GOAL OF THE EXERCISE: Retype the opening lines of the data exactly, stopping after the line that contains "const AXIS_GRAY = '#A0A0A0';". Skip every picture.

□ □ □ □ □ □ □

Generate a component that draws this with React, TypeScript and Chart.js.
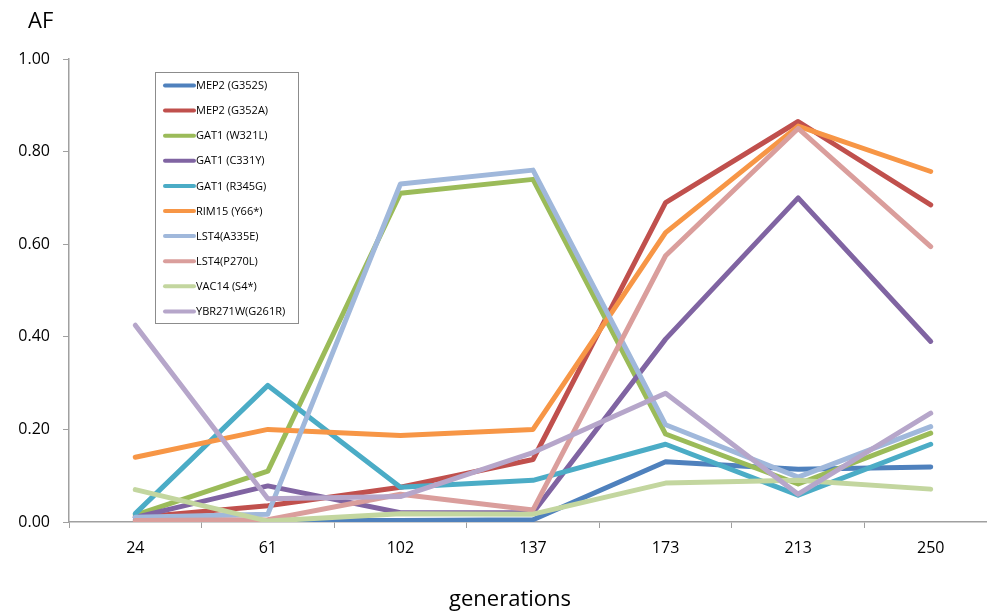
import React, { useEffect, useRef } from 'react';
import { Chart, registerables } from 'chart.js';

Chart.register(...registerables);

const generations = ['24', '61', '102', '137', '173', '213', '250'];

const seriesNames = [
  'MEP2 (G352S)',
  'MEP2 (G352A)',
  'GAT1 (W321L)',
  'GAT1 (C331Y)',
  'GAT1 (R345G)',
  'RIM15 (Y66*)',
  'LST4(A335E)',
  'LST4(P270L)',
  'VAC14 (S4*)',
  'YBR271W(G261R)',
];

const mep2G352S = [0.005, 0.003, 0.003, 0.005, 0.13, 0.114, 0.119];
const mep2G352A = [0.01, 0.035, 0.075, 0.135, 0.69, 0.865, 0.685];
const gat1W321L = [0.015, 0.11, 0.71, 0.74, 0.19, 0.082, 0.192];
const gat1C331Y = [0.01, 0.078, 0.02, 0.02, 0.395, 0.70, 0.39];
const gat1R345G = [0.018, 0.295, 0.075, 0.09, 0.168, 0.058, 0.168];
const rim15Y66 = [0.14, 0.20, 0.187, 0.20, 0.625, 0.855, 0.757];
const lst4A335E = [0.01, 0.017, 0.73, 0.76, 0.21, 0.097, 0.206];
const lst4P270L = [0.003, 0.005, 0.06, 0.026, 0.575, 0.85, 0.595];
const vac14S4 = [0.07, 0.002, 0.018, 0.017, 0.084, 0.09, 0.071];
const ybr271wG261R = [0.425, 0.05, 0.055, 0.15, 0.278, 0.06, 0.235];

const seriesValues = [
  mep2G352S,
  mep2G352A,
  gat1W321L,
  gat1C331Y,
  gat1R345G,
  rim15Y66,
  lst4A335E,
  lst4P270L,
  vac14S4,
  ybr271wG261R,
];

const seriesColors = [
  '#4F81BD',
  '#C0504D',
  '#9BBB59',
  '#8064A2',
  '#4BACC6',
  '#F79646',
  '#A0B8DB',
  '#DA9E9C',
  '#C3D69F',
  '#B6A6CA',
];

const yTitle = 'AF';
const xTitle = 'generations';
const FONT = "'Open Sans', 'DejaVu Sans', sans-serif";
const AXIS_GRAY = '#A0A0A0';

const legendPlugin = {
  id: 'boxLegend',
  afterDraw(chart: any) {
    const { ctx, chartArea } = chart;
    const bx = chartArea.left + 86;
    const by = chartArea.top + 13;
    const bw = 143;
    const bh = 251;
    ctx.save();
    ctx.fillStyle = '#ffffff';
    ctx.fillRect(bx, by, bw, bh);
    ctx.strokeStyle = '#8C8C8C';
    ctx.lineWidth = 1;
    ctx.strokeRect(bx + 0.5, by + 0.5, bw, bh);
    ctx.font = `11px ${FONT}`;
    ctx.textBaseline = 'middle';
    ctx.textAlign = 'left';
    chart.data.datasets.forEach((ds: any, i: number) => {
      const cy = by + 13.5 + i * 25.1;
      ctx.strokeStyle = ds.borderColor;
      ctx.lineWidth = 4;
      ctx.lineCap = 'round';
      ctx.beginPath();
      ctx.moveTo(bx + 10, cy);
      ctx.lineTo(bx + 39, cy);
      ctx.stroke();
      ctx.fillStyle = '#000000';
      ctx.fillText(ds.label, bx + 41, cy + 0.5);
    });
    ctx.restore();
  },
};

const titlesPlugin = {
  id: 'axisTitlesText',
  afterDraw(chart: any) {
    const { ctx, chartArea } = chart;
    ctx.save();
    ctx.font = `22px ${FONT}`;
    ctx.fillStyle = '#000000';
    ctx.textBaseline = 'middle';
    ctx.textAlign = 'left';
    ctx.fillText(yTitle, chartArea.left - 41, 22);
    ctx.textAlign = 'center';
    ctx.fillText(xTitle, chartArea.left + 441, chartArea.bottom + 78);
    ctx.restore();
  },
};

export default function App() {
  const canvasRef = useRef<HTMLCanvasElement | null>(null);

  useEffect(() => {
    if (!canvasRef.current) return;
    const n = seriesNames.length;
    const chart = new Chart(canvasRef.current, {
      type: 'line',
      data: {
        labels: generations,
        datasets: seriesNames.map((name, i) => ({
          label: name,
          data: seriesValues[i],
          borderColor: seriesColors[i],
          backgroundColor: seriesColors[i],
          borderWidth: 5,
          pointRadius: 0,
          pointHoverRadius: 0,
          tension: 0,
          fill: false,
          borderCapStyle: 'round' as const,
          borderJoinStyle: 'round' as const,
          order: n - i,
        })),
      },
      options: {
        animation: false,
        responsive: true,
        maintainAspectRatio: false,
        layout: { padding: { top: 59, right: 3, left: 0, bottom: 0 } },
        plugins: {
          legend: { display: false },
          tooltip: { enabled: false },
          title: { display: false },
        },
        scales: {
          x: {
            type: 'category',
            offset: true,
            grid: {
              offset: true,
              drawOnChartArea: false,
              drawTicks: true,
              tickLength: 6,
              color: AXIS_GRAY,
            },
            border: { display: true, color: AXIS_GRAY, width: 1.5 },
            ticks: {
              color: '#000000',
              font: { family: FONT, size: 16 },
              padding: 11,
              maxRotation: 0,
            },
            afterFit: (scale: any) => {
              scale.height = 91;
            },
          },
          y: {
            min: 0,
            max: 1,
            grid: {
              drawOnChartArea: false,
              drawTicks: true,
              tickLength: 6,
              color: AXIS_GRAY,
            },
            border: { display: true, color: AXIS_GRAY, width: 1.5 },
            ticks: {
              stepSize: 0.2,
              color: '#000000',
              font: { family: FONT, size: 16 },
              padding: 13,
              callback: (v: any) => Number(v).toFixed(2),
            },
            afterFit: (scale: any) => {
              scale.width = 69;
            },
          },
        },
      },
      plugins: [legendPlugin, titlesPlugin],
    });
    return () => chart.destroy();
  }, []);

  return (
    <div
      style={{
        position: 'fixed',
        left: 0,
        top: 0,
        width: 987,
        height: 613,
        overflow: 'hidden',
        background: '#ffffff',
      }}
    >
      <div style={{ position: 'relative', width: 1000, height: 613 }}>
        <canvas ref={canvasRef} />
      </div>
    </div>
  );
}
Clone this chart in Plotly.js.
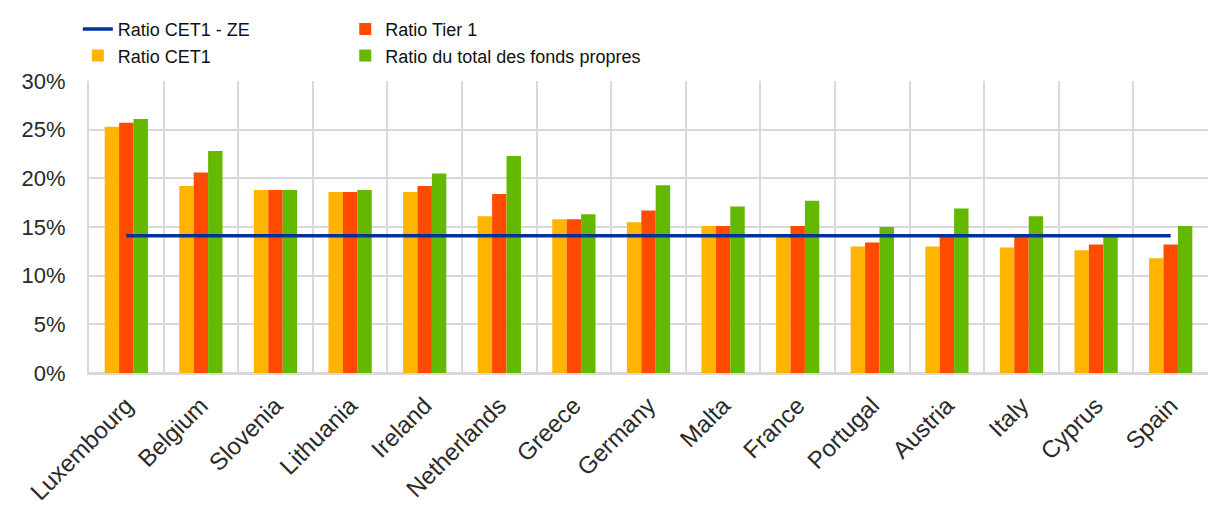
<!DOCTYPE html>
<html>
<head>
<meta charset="utf-8">
<script src="https://cdn.plot.ly/plotly-3.0.1.min.js"></script>
<style>html,body{margin:0;padding:0;background:#fff;}#chart{width:1209px;height:509px;}</style>
</head>
<body>
<div id="chart"></div>
<script>
const countries = ["Luxembourg","Belgium","Slovenia","Lithuania","Ireland","Netherlands","Greece","Germany","Malta","France","Portugal","Austria","Italy","Cyprus","Spain"];
const cet1 =  [25.3, 19.2, 18.8, 18.6, 18.6, 16.1, 15.8, 15.5, 15.1, 14.1, 13.0, 13.0, 12.9, 12.6, 11.8];
const tier1 = [25.7, 20.6, 18.8, 18.6, 19.2, 18.4, 15.8, 16.7, 15.1, 15.1, 13.4, 14.1, 14.1, 13.2, 13.2];
const totalCapital = [26.1, 22.8, 18.8, 18.8, 20.5, 22.3, 16.3, 19.3, 17.1, 17.7, 15.0, 16.9, 16.1, 14.0, 15.1];
const cet1EuroArea = 14.1;
const euroAreaLine = countries.map(() => cet1EuroArea);

const font = "Liberation Sans, Arial, sans-serif";
const traces = [
  {type:"bar", name:"Ratio CET1", x:countries, y:cet1, marker:{color:"#FFB400"}, legend:"legend", legendrank:2},
  {type:"bar", name:"Ratio Tier 1", x:countries, y:tier1, marker:{color:"#FF4B00"}, legend:"legend2", legendrank:1},
  {type:"bar", name:"Ratio du total des fonds propres", x:countries, y:totalCapital, marker:{color:"#65B800"}, legend:"legend2", legendrank:2},
  {type:"scatter", mode:"lines", name:"Ratio CET1 - ZE", x:countries, y:euroAreaLine, line:{color:"#003299", width:3.5}, legend:"legend", legendrank:1}
];
const legendFont = {family:font, size:18, color:"#111"};
const layout = {
  width:1209, height:509,
  margin:{l:89, r:1, t:81, b:136},
  paper_bgcolor:"#fff", plot_bgcolor:"#fff",
  barmode:"group", bargap:0.42, bargroupgap:0,
  font:{family:font, size:18, color:"#222"},
  showlegend:true,
  legend:{orientation:"v", x:-0.01, xanchor:"left", y:1.24, yanchor:"top", font:legendFont,
          traceorder:"normal", itemwidth:30, tracegroupgap:0, bgcolor:"rgba(0,0,0,0)"},
  legend2:{orientation:"v", x:0.229, xanchor:"left", y:1.24, yanchor:"top", font:legendFont,
          traceorder:"normal", itemwidth:30, tracegroupgap:0, bgcolor:"rgba(0,0,0,0)"},
  xaxis:{type:"category", tickson:"boundaries", showgrid:true, gridcolor:"#d9d9d9", gridwidth:2,
         showline:true, linecolor:"#d9d9d9", linewidth:2, ticks:"", tickangle:-45,
         ticklabelstandoff:7, tickfont:{family:font, size:24, color:"#2a2a2a"}},
  yaxis:{range:[0,30], dtick:5, ticksuffix:"%", showgrid:true, gridcolor:"#d9d9d9", gridwidth:2,
         zeroline:true, zerolinecolor:"#d9d9d9", zerolinewidth:2, showline:true, linecolor:"#d9d9d9", linewidth:2,
         ticks:"", ticklabelstandoff:17, tickfont:{family:font, size:22, color:"#2a2a2a"}}
};
Plotly.newPlot("chart", traces, layout, {displayModeBar:false, staticPlot:true});
</script>
</body>
</html>
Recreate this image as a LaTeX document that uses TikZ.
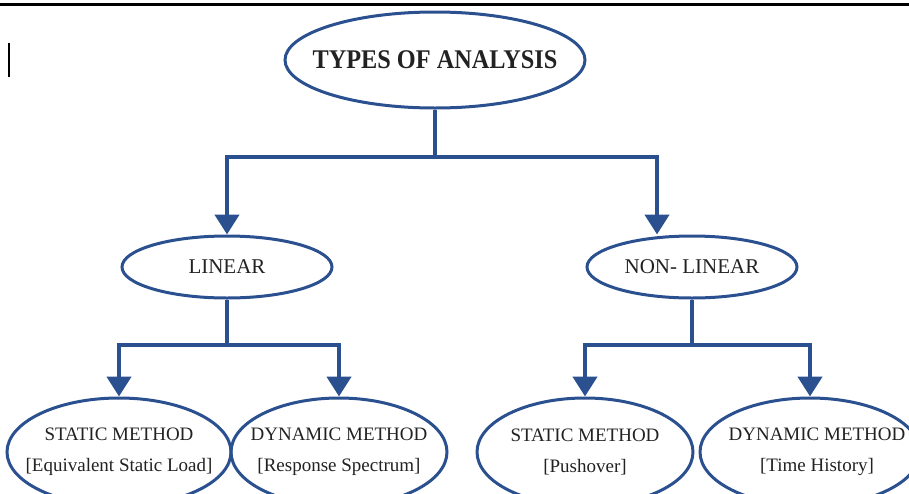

□ □ □ □ □ □ □

TASK SOLUTION:
Generate a component that draws this with React, TypeScript and Chart.js.
import React, { useEffect, useRef } from 'react';
import { Chart, registerables } from 'chart.js';

Chart.register(...registerables);

const generations = ['24', '61', '102', '137', '173', '213', '250'];

const seriesNames = [
  'MEP2 (G352S)',
  'MEP2 (G352A)',
  'GAT1 (W321L)',
  'GAT1 (C331Y)',
  'GAT1 (R345G)',
  'RIM15 (Y66*)',
  'LST4(A335E)',
  'LST4(P270L)',
  'VAC14 (S4*)',
  'YBR271W(G261R)',
];

const mep2G352S = [0.005, 0.003, 0.003, 0.005, 0.13, 0.114, 0.119];
const mep2G352A = [0.01, 0.035, 0.075, 0.135, 0.69, 0.865, 0.685];
const gat1W321L = [0.015, 0.11, 0.71, 0.74, 0.19, 0.082, 0.192];
const gat1C331Y = [0.01, 0.078, 0.02, 0.02, 0.395, 0.70, 0.39];
const gat1R345G = [0.018, 0.295, 0.075, 0.09, 0.168, 0.058, 0.168];
const rim15Y66 = [0.14, 0.20, 0.187, 0.20, 0.625, 0.855, 0.757];
const lst4A335E = [0.01, 0.017, 0.73, 0.76, 0.21, 0.097, 0.206];
const lst4P270L = [0.003, 0.005, 0.06, 0.026, 0.575, 0.85, 0.595];
const vac14S4 = [0.07, 0.002, 0.018, 0.017, 0.084, 0.09, 0.071];
const ybr271wG261R = [0.425, 0.05, 0.055, 0.15, 0.278, 0.06, 0.235];

const seriesValues = [
  mep2G352S,
  mep2G352A,
  gat1W321L,
  gat1C331Y,
  gat1R345G,
  rim15Y66,
  lst4A335E,
  lst4P270L,
  vac14S4,
  ybr271wG261R,
];

const seriesColors = [
  '#4F81BD',
  '#C0504D',
  '#9BBB59',
  '#8064A2',
  '#4BACC6',
  '#F79646',
  '#A0B8DB',
  '#DA9E9C',
  '#C3D69F',
  '#B6A6CA',
];

const yTitle = 'AF';
const xTitle = 'generations';
const FONT = "'Open Sans', 'DejaVu Sans', sans-serif";
const AXIS_GRAY = '#A0A0A0';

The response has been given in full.